■ DATA SEGMENT:
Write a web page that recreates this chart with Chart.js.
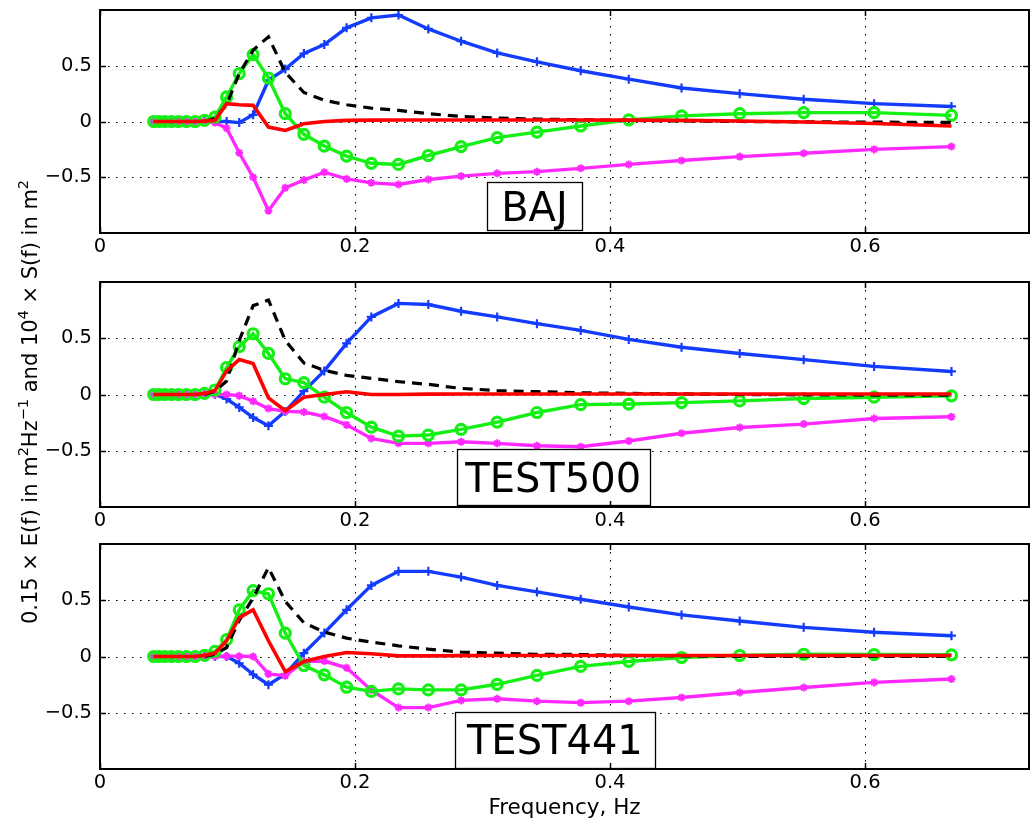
<!DOCTYPE html>
<html><head><meta charset="utf-8">
<script src="https://cdn.jsdelivr.net/npm/chart.js@4/dist/chart.umd.min.js"></script>
<style>
html,body{margin:0;padding:0;background:#fff;}
#wrap{position:relative;width:1030px;height:822px;overflow:hidden;}
#wrap canvas{position:absolute;left:0;top:0;}
</style>
</head><body>
<div id="wrap">
<canvas id="c1" width="1030" height="822"></canvas>
<canvas id="c2" width="1030" height="822"></canvas>
<canvas id="c3" width="1030" height="822"></canvas>
</div>
<script>
// ---------- data ----------
const freq = [0.0421,0.0463,0.0509,0.0560,0.0616,0.0678,0.0746,0.0820,0.0902,0.0993,0.1092,0.1201,0.1321,0.1453,0.1599,0.1759,0.1934,0.2128,0.2341,0.2575,0.2832,0.3115,0.3427,0.3770,0.4147,0.4561,0.5017,0.5519,0.6071,0.6678];
const xTickValues = [0, 0.2, 0.4, 0.6];
const yTickValues = [-0.5, 0, 0.5];
const panelNames = ['BAJ', 'TEST500', 'TEST441'];
const xTitle = 'Frequency, Hz';

// BAJ
const bajBlue    = [0,0,0,0,0,0,0,0,0,0,-0.01,0.06,0.37,0.47,0.61,0.69,0.84,0.93,0.955,0.83,0.72,0.615,0.535,0.455,0.38,0.30,0.25,0.20,0.16,0.135];
const bajGreen   = [0,0,0,0,0,0,0,0.01,0.04,0.22,0.43,0.60,0.39,0.07,-0.115,-0.22,-0.31,-0.375,-0.385,-0.305,-0.225,-0.145,-0.095,-0.04,0.015,0.05,0.07,0.08,0.08,0.055];
const bajMagenta = [0,0,0,0,0,0,0,0,-0.01,-0.06,-0.28,-0.50,-0.80,-0.595,-0.525,-0.455,-0.515,-0.55,-0.565,-0.52,-0.49,-0.465,-0.45,-0.42,-0.385,-0.35,-0.315,-0.285,-0.25,-0.225];
const bajRed     = [0,0,0,0,0,0,0,0.005,0.01,0.16,0.15,0.145,-0.05,-0.08,-0.02,0.0,0.01,0.012,0.013,0.013,0.013,0.013,0.013,0.013,0.012,0.01,0.005,-0.005,-0.018,-0.04];
const bajBlack   = [0,0,0,0,0,0,0,0,0.03,0.15,0.43,0.64,0.76,0.44,0.26,0.19,0.15,0.12,0.10,0.07,0.045,0.03,0.022,0.016,0.01,0.005,0,-0.003,-0.006,-0.008];

// TEST500
const t500Blue    = [0,0,0,0,0,0,0,0,0,-0.04,-0.115,-0.205,-0.278,-0.15,0.03,0.21,0.455,0.69,0.81,0.80,0.74,0.69,0.63,0.57,0.49,0.42,0.365,0.31,0.25,0.205];
const t500Green   = [0,0,0,0,0,0,0,0.01,0.04,0.24,0.425,0.54,0.365,0.14,0.105,-0.024,-0.16,-0.29,-0.37,-0.36,-0.31,-0.245,-0.16,-0.09,-0.085,-0.072,-0.057,-0.036,-0.024,-0.012];
const t500Magenta = [0,0,0,0,0,0,0,0,0,0,-0.01,-0.06,-0.125,-0.15,-0.156,-0.195,-0.27,-0.39,-0.434,-0.434,-0.42,-0.434,-0.455,-0.464,-0.413,-0.344,-0.293,-0.263,-0.213,-0.198];
const t500Red     = [0,0,0,0,0,0,0,0.01,0.035,0.21,0.31,0.275,-0.03,-0.144,-0.024,0,0.024,0,0,0.003,0.005,0.005,0.005,0.005,0.005,0.005,0.005,0.005,0.005,0.005];
const t500Black   = [0,0,0,0,0,0,0,0,0.03,0.12,0.48,0.79,0.84,0.48,0.28,0.215,0.17,0.144,0.114,0.09,0.054,0.035,0.025,0.015,0.01,0.005,0,-0.003,-0.005,-0.005];

// TEST441
const t441Blue    = [0,0,0,0,0,0,0,0,0,0,-0.06,-0.16,-0.25,-0.157,0.03,0.21,0.415,0.632,0.757,0.757,0.706,0.632,0.574,0.509,0.44,0.37,0.315,0.259,0.215,0.185];
const t441Green   = [0,0,0,0,0,0,0,0.01,0.045,0.15,0.415,0.585,0.558,0.208,-0.08,-0.163,-0.273,-0.31,-0.288,-0.297,-0.297,-0.247,-0.168,-0.088,-0.044,-0.009,0.009,0.02,0.018,0.015];
const t441Magenta = [0,0,0,0,0,0,0,0,0,0.003,0.003,0,-0.155,-0.172,-0.045,-0.04,-0.1,-0.3,-0.454,-0.454,-0.39,-0.376,-0.397,-0.41,-0.397,-0.365,-0.32,-0.276,-0.23,-0.2];
const t441Red     = [0,0,0,0,0,0,0,0.01,0.03,0.14,0.345,0.415,0.14,-0.134,-0.045,0,0.036,0.024,0.006,0.006,0.008,0.009,0.009,0.009,0.009,0.009,0.009,0.009,0.009,0.009];
const t441Black   = [0,0,0,0,0,0,0,0,0.02,0.08,0.32,0.52,0.79,0.49,0.3,0.217,0.163,0.128,0.095,0.065,0.039,0.03,0.02,0.018,0.01,0.005,0,0,0,0];

// ---------- presentation ----------
const FONT = "'DejaVu Sans', 'Liberation Sans', sans-serif";
const COL = {blue:'#143cff', green:'#14f014', red:'#ff0000', magenta:'#ff28ff', black:'#000000'};
const X_MAX = 0.7286;
const panelLayout = [
  {top:10,  bottom:233, box:{x0:0.3035, x1:0.378,  yTop:-0.545, yBot:-0.975}},
  {top:282, bottom:507, box:{x0:0.2798, x1:0.431,  yTop:-0.485, yBot:-0.985}},
  {top:544, bottom:769, box:{x0:0.2784, x1:0.4351, yTop:-0.49,  yBot:-0.987}}
];
const X_AXIS_H = 30;

function fmt(v){
  if (Math.abs(v) < 1e-9) return '0';
  return (v < 0 ? '\u2212' : '') + String(Math.round(Math.abs(v)*10)/10);
}
function pts(vals){ return freq.map((f,i)=>({x:f, y:vals[i]})); }

function datasets(blue, green, magenta, red, black){
  return [
    {data:pts(red), borderColor:COL.red, borderWidth:3.6, pointRadius:0, tension:0},
    {data:pts(black), borderColor:COL.black, borderWidth:3.2, borderDash:[10,7], pointRadius:0, tension:0},
    {data:pts(green), borderColor:COL.green, borderWidth:3.4, pointStyle:'circle', pointRadius:5,
      pointBorderWidth:3.2, pointBorderColor:COL.green, pointBackgroundColor:'rgba(0,0,0,0)', tension:0},
    {data:pts(magenta), borderColor:COL.magenta, borderWidth:3.4, pointStyle:'star', pointRadius:4,
      pointBorderWidth:2, pointBorderColor:COL.magenta, pointBackgroundColor:COL.magenta, tension:0},
    {data:pts(blue), borderColor:COL.blue, borderWidth:3.4, pointStyle:'cross', pointRadius:4.5,
      pointBorderWidth:2.2, pointBorderColor:COL.blue, pointBackgroundColor:COL.blue, tension:0}
  ];
}

const gridPlugin = {
  id:'matlabAxes',
  beforeDatasetsDraw(chart){
    const {ctx, chartArea:a, scales:{x, y}} = chart;
    ctx.save();
    ctx.strokeStyle = '#000';
    ctx.lineWidth = 1;
    ctx.setLineDash([1.6, 6.4]);
    yTickValues.forEach(v => {
      const py = Math.round(y.getPixelForValue(v)) + 0.5;
      ctx.beginPath(); ctx.moveTo(a.left, py); ctx.lineTo(a.right, py); ctx.stroke();
    });
    xTickValues.forEach(v => {
      if (v <= 0) return;
      const px = Math.round(x.getPixelForValue(v)) + 0.5;
      ctx.beginPath(); ctx.moveTo(px, a.top); ctx.lineTo(px, a.bottom); ctx.stroke();
    });
    ctx.restore();
  },
  afterDatasetsDraw(chart, args, opts){
    const {ctx, chartArea:a, scales:{x, y}} = chart;
    ctx.save();
    // label box
    const b = opts.box;
    const bx0 = x.getPixelForValue(b.x0), bx1 = x.getPixelForValue(b.x1);
    const by0 = y.getPixelForValue(b.yTop), by1 = y.getPixelForValue(b.yBot);
    ctx.fillStyle = '#fff';
    ctx.fillRect(bx0, by0, bx1-bx0, by1-by0);
    ctx.strokeStyle = '#000'; ctx.lineWidth = 1.3; ctx.setLineDash([]);
    ctx.strokeRect(Math.round(bx0)+0.5, Math.round(by0)+0.5, Math.round(bx1-bx0), Math.round(by1-by0));
    ctx.fillStyle = '#000';
    ctx.font = '40px ' + FONT;
    ctx.textAlign = 'center'; ctx.textBaseline = 'alphabetic';
    ctx.fillText(opts.label, (bx0+bx1)/2, (by0+by1)/2 + 0.729*40/2);
    // frame
    ctx.lineWidth = 2;
    ctx.strokeRect(a.left, a.top, a.right-a.left, a.bottom-a.top);
    // inward ticks
    ctx.lineWidth = 1.5;
    const tl = 6;
    yTickValues.forEach(v => {
      const py = Math.round(y.getPixelForValue(v)) + 0.5;
      ctx.beginPath();
      ctx.moveTo(a.left, py); ctx.lineTo(a.left+tl, py);
      ctx.moveTo(a.right, py); ctx.lineTo(a.right-tl, py);
      ctx.stroke();
    });
    xTickValues.forEach(v => {
      const px = Math.round(x.getPixelForValue(v)) + 0.5;
      ctx.beginPath();
      ctx.moveTo(px, a.bottom); ctx.lineTo(px, a.bottom-tl);
      ctx.moveTo(px, a.top); ctx.lineTo(px, a.top+tl);
      ctx.stroke();
    });
    ctx.restore();
  },
  afterDraw(chart, args, opts){
    if (!opts.titles) return;
    const {ctx, chartArea:a} = chart;
    ctx.save();
    ctx.fillStyle = '#000';
    // x title
    ctx.font = '21.5px ' + FONT;
    ctx.textAlign = 'center'; ctx.textBaseline = 'alphabetic';
    ctx.fillText(xTitle, (a.left + a.right)/2, a.bottom + 45);
    // y title (rotated, with superscripts)
    const parts = [['0.15 \u00d7 E(f) in m',0],['2',1],['Hz',0],['\u22121',1],[' and 10',0],['4',1],[' \u00d7 S(f) in m',0],['2',1]];
    const main = 21, sup = 14.5;
    let total = 0;
    parts.forEach(p => { ctx.font = (p[1]?sup:main) + 'px ' + FONT; total += ctx.measureText(p[0]).width; });
    ctx.translate(37, 402);
    ctx.rotate(-Math.PI/2);
    ctx.textAlign = 'left';
    let cx = -total/2;
    parts.forEach(p => {
      ctx.font = (p[1]?sup:main) + 'px ' + FONT;
      ctx.fillText(p[0], cx, p[1] ? -9 : 0);
      cx += ctx.measureText(p[0]).width;
    });
    ctx.restore();
  }
};

function makePanel(id, idx, sets, titles){
  const L = panelLayout[idx];
  return new Chart(document.getElementById(id), {
    type:'line',
    data:{datasets:sets},
    plugins:[gridPlugin],
    options:{
      responsive:false, animation:false, devicePixelRatio:1,
      layout:{autoPadding:false, padding:{top:L.top, bottom:822 - L.bottom - X_AXIS_H, left:0, right:1}},
      plugins:{legend:{display:false}, tooltip:{enabled:false}, title:{display:false},
        matlabAxes:{box:L.box, label:panelNames[idx], titles:titles}},
      scales:{
        x:{type:'linear', min:0, max:X_MAX,
          grid:{display:false, drawTicks:false}, border:{display:false},
          afterBuildTicks:s => { s.ticks = xTickValues.map(v => ({value:v})); },
          afterFit:s => { s.height = X_AXIS_H; s.paddingLeft = 0; s.paddingRight = 0; },
          ticks:{color:'#000', font:{family:FONT, size:19.5}, padding:2, maxRotation:0, minRotation:0,
            autoSkip:false, callback:v => fmt(v)}},
        y:{type:'linear', min:-1, max:1,
          grid:{display:false, drawTicks:false}, border:{display:false},
          afterBuildTicks:s => { s.ticks = yTickValues.map(v => ({value:v})); },
          afterFit:s => { s.width = 100; s.paddingTop = 0; s.paddingBottom = 0; },
          ticks:{color:'#000', font:{family:FONT, size:19.5}, padding:8, autoSkip:false, callback:v => fmt(v)}}
      }
    }
  });
}

makePanel('c1', 0, datasets(bajBlue, bajGreen, bajMagenta, bajRed, bajBlack), false);
makePanel('c2', 1, datasets(t500Blue, t500Green, t500Magenta, t500Red, t500Black), false);
makePanel('c3', 2, datasets(t441Blue, t441Green, t441Magenta, t441Red, t441Black), true);
</script>
</body></html>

■ GOAL: Starting at the top of the listing above, reproduce each line up to and including the one with "const xTitle = 'Frequency, Hz';"; omit the pictures.

■ RESPONSE TO THIS EXERCISE:
Write a web page that recreates this chart with Chart.js.
<!DOCTYPE html>
<html><head><meta charset="utf-8">
<script src="https://cdn.jsdelivr.net/npm/chart.js@4/dist/chart.umd.min.js"></script>
<style>
html,body{margin:0;padding:0;background:#fff;}
#wrap{position:relative;width:1030px;height:822px;overflow:hidden;}
#wrap canvas{position:absolute;left:0;top:0;}
</style>
</head><body>
<div id="wrap">
<canvas id="c1" width="1030" height="822"></canvas>
<canvas id="c2" width="1030" height="822"></canvas>
<canvas id="c3" width="1030" height="822"></canvas>
</div>
<script>
// ---------- data ----------
const freq = [0.0421,0.0463,0.0509,0.0560,0.0616,0.0678,0.0746,0.0820,0.0902,0.0993,0.1092,0.1201,0.1321,0.1453,0.1599,0.1759,0.1934,0.2128,0.2341,0.2575,0.2832,0.3115,0.3427,0.3770,0.4147,0.4561,0.5017,0.5519,0.6071,0.6678];
const xTickValues = [0, 0.2, 0.4, 0.6];
const yTickValues = [-0.5, 0, 0.5];
const panelNames = ['BAJ', 'TEST500', 'TEST441'];
const xTitle = 'Frequency, Hz';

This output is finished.